Paoletti's masterstroke was to give his architects free rein while insisting on a generous sense of space with, where possible, natural light, and coherent routing through the stations. He says he was influenced by the character of the East Enders whom the JLE will principally serve. "These people have always been an independent, wild bunch, and I thought: why not give them something a bit better than the rest of London - something new, more optimistic." The stations vary enormously but have common characteristics. Foster's scheme is 300 metres long, with entrances via elaborate glass domes in the roof of the building, and a dazzling procession of 20 escalators. Canada Water, by the JLE team, features a giant glazed drum entrance through which light pours into the building, right down to the platforms, so the station has a cathedral-like presence. Ian Ritchie's design for Bermondsey is Paoletti's own favourite; he sees it as a masterful variant on the traditional, corner-site LU station. Safety is also a key feature: all stations have platform-edge safety screens, which only part when a train has arrived and opened its own doors.

"The Jubilee Line will now be the most interesting line on the underground because every station is different," says Paul Finch, editor of The Architects' Journal. "They've got some of the best designers in the country working on this stuff." But there are those who believe that the JLE is an albatross around London Underground's neck, a luxury whose cost would be better spent on improving existing lines - such as the Northern - which are in appalling states of disrepair and inefficiency. This argument became more vociferous at the end of last year after LU bosses reported a delay of six months and an enormous jump in the JLE's budget by pounds 700 million to pounds 2.6 billion, with the then Tory government insisting that LU pay the deficit out of its annual budgets.

Finch is having none of the criticisms. "This is the most significant addition to the Underground since the Victoria Line," he repeats. "I think it's a triumph against all the odds - political crises, the questions over methods of tunnelling, some pretty fierce opposition. It's an heroic civil engineering achievement."

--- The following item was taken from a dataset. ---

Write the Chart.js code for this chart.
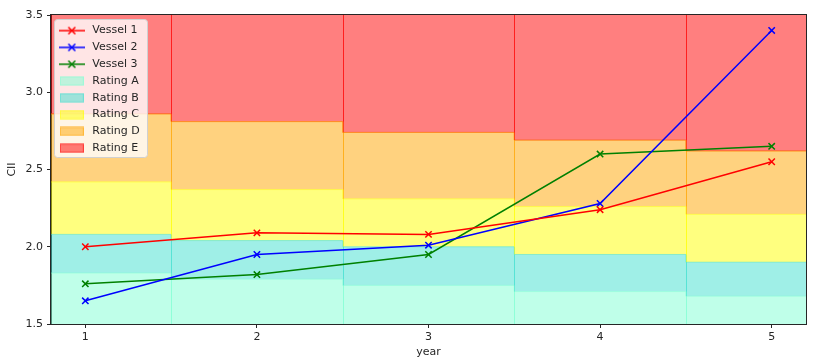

If Labour takes the same view, which it should, then it may well confirm the speculation that it is going to bale out London Underground with a one-off payment. What's more, a positive view of the achievements of the Jubilee Line ought to deter any thoughts that Labour might harbour of pursuing the Tories' plan to privatise the tube system. The JLE has developed, albeit with some problems, a public sector project aided by an injection of private sector cash. Such partnerships might give the rest of London's beleaguered tube system the urgent help it needs.